When he died, his extensive library became suddenly available to his descendants. My mother got most of his science texts, including a well-worn, first edition of every book written by Carl Sagan ((Sagan’s wikipedia entry is here)).
I had a cantering interest in science myself, spurred into a gallop by Star Trek and Bladerunner. The sudden overflow of books in our house meant that some of them were stored in my bedroom – I happened to pick Broca’s Brain ((you should buy it for yourself, or borrow a copy at your local library)) out of the shelf. That book marks my last attempt to reconcile my dim faith with the bright light of science. I was never the same. I could finally see that though the universe is cold and dangerous, there was still beauty and wonder in it.

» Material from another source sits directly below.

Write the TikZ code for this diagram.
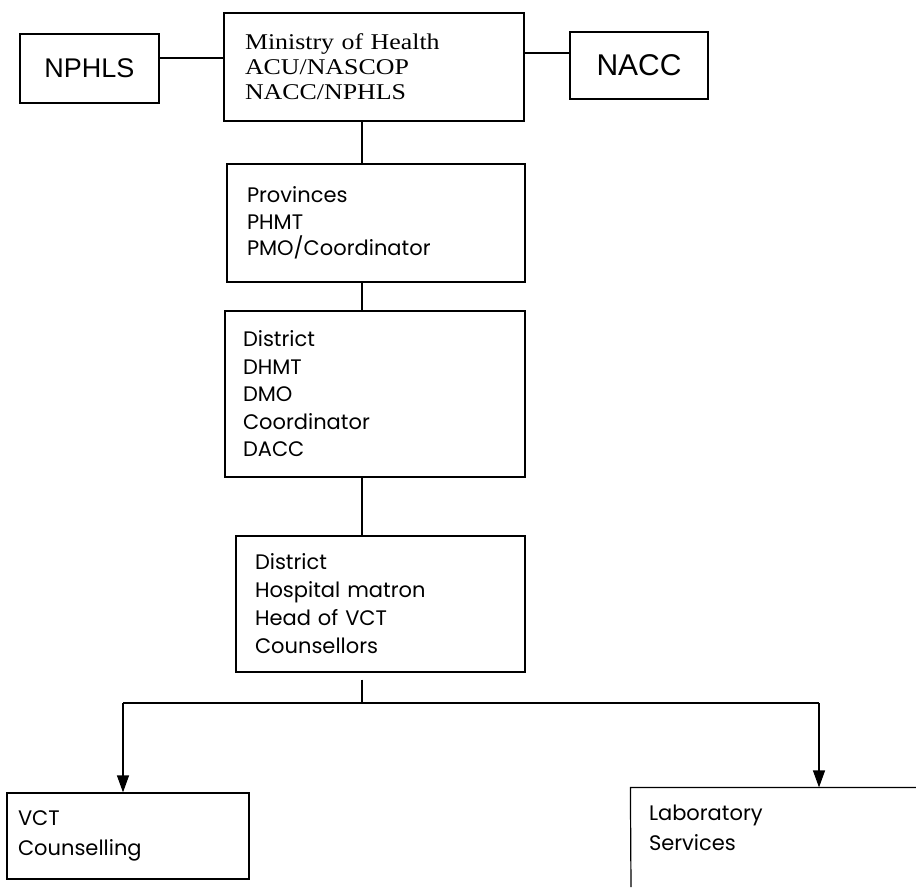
\documentclass[tikz,border=0pt]{standalone}
\usepackage{fontspec}
\setmainfont{Poppins}
\newfontfamily\minfont[FakeStretch=1.15]{Liberation Serif}
\newfontfamily\capfont{Liberation Sans}
\usetikzlibrary{arrows.meta}
\begin{document}
\begin{tikzpicture}[x=1pt,y=-1pt,
  line/.style={line width=1.2pt, black},
  arrowline/.style={line, -{Triangle[length=17pt,width=12pt]}},
  box/.style={draw, line width=1.2pt, rectangle, inner ysep=0pt, align=left,
    font=\fontsize{21}{27}\selectfont},
  capbox/.style={draw, line width=1.2pt, rectangle, inner sep=0pt, align=center},
]
\useasboundingbox (0,0) rectangle (916,887);

% top row
\node[capbox, minimum width=139pt, minimum height=69pt, font=\capfont\fontsize{27}{30}\selectfont] (nphls) at (89.5,68.5) {NPHLS};
\node[box, minimum width=300pt, minimum height=108pt, text width=258pt, inner xsep=21pt,
      font=\minfont\fontsize{22.5}{25}\selectfont] (ministry) at (374,67)
  {Ministry of Health\\ACU/NASCOP\\NACC/NPHLS};
\node[capbox, minimum width=138pt, minimum height=67pt, font=\capfont\fontsize{30}{32}\selectfont] (nacc) at (639,65.5) {NACC};

% chain
\node[box, minimum width=298pt, minimum height=118pt, text width=258pt, inner xsep=20pt,
      font=\fontsize{21}{26.5}\selectfont] (prov) at (376,223)
  {Provinces\\PHMT\\PMO/Coordinator};
\node[box, minimum width=300pt, minimum height=166pt, text width=264pt, inner xsep=18pt,
      font=\fontsize{21}{27.5}\selectfont] (district) at (375,394)
  {District\\DHMT\\DMO\\Coordinator\\DACC};
\node[box, minimum width=289pt, minimum height=136pt, text width=251pt, inner xsep=19pt,
      font=\fontsize{21}{28}\selectfont] (hosp) at (380.5,604)
  {District\\Hospital matron\\Head of VCT\\Counsellors};

% bottom row
\node[box, minimum width=242pt, minimum height=86pt, text width=220pt, inner xsep=11pt,
      font=\fontsize{21}{30}\selectfont] (vct) at (128,836)
  {VCT\\Counselling};
\node[box, draw=none, minimum width=285pt, minimum height=80pt, text width=249pt, inner xsep=18pt,
      font=\fontsize{21}{30}\selectfont] (lab) at (773.5,828)
  {Laboratory\\Services};
\coordinate (labbottom) at (631,887);
\draw[line] (labbottom) -- (lab.north west) -- (lab.north east);

% helper coordinates
\coordinate (spine) at (362,0);
\coordinate (rowA) at (0,58);
\coordinate (rowB) at (0,53);
\coordinate (split) at (362,703);
\coordinate (ldrop) at (123,703);
\coordinate (rdrop) at (819,703);

% connectors
\draw[line] (nphls.east |- rowA) -- (ministry.west |- rowA);
\draw[line] (ministry.east |- rowB) -- (nacc.west |- rowB);
\draw[line] (ministry.south -| spine) -- (prov.north -| spine);
\draw[line] (prov.south -| spine) -- (district.north -| spine);
\draw[line] (district.south -| spine) -- (hosp.north -| spine);
\draw[line] ([yshift=-7pt]hosp.south -| spine) -- (split);
\draw[line] (ldrop) -- (rdrop);
\draw[arrowline] (ldrop) -- (ldrop |- vct.north);
\draw[arrowline] (rdrop) -- (rdrop |- lab.north);
\end{tikzpicture}
\end{document}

The cog clicked again, and that started moving other cogs. I could no longer imagine a world in which an omniscient, omnipotent intelligence held sway over the universe. God was pushed more and more into the margins of my world view until I found that he didn’t need to be there at all.
I don’t know if Dr. Hazlett had the same misgivings that I did. I don’t know that he ever made the cognitive leap from belief to nonbelief. Sadly, I was not old enough and he was not young enough for our paths to cross as intellectual beings. But knowing what I know about him, and having been given the gift of science and critical thinking by him, I know that he was probably thinking about it. I don’t need my grandfather to have been an atheist like me in order to respect and admire him.
I don’t know if Mr. Lobdell is an atheist now, but I imagine he’s well on his way. I wish Mr. Lobdell well on finally getting his own cogs to click. Once you start them, they’re pretty damn hard to stop.
There are no fat, magical men in the North Pole – it’s a cold, dangerous place.
But that doesn’t mean it can’t be beautiful.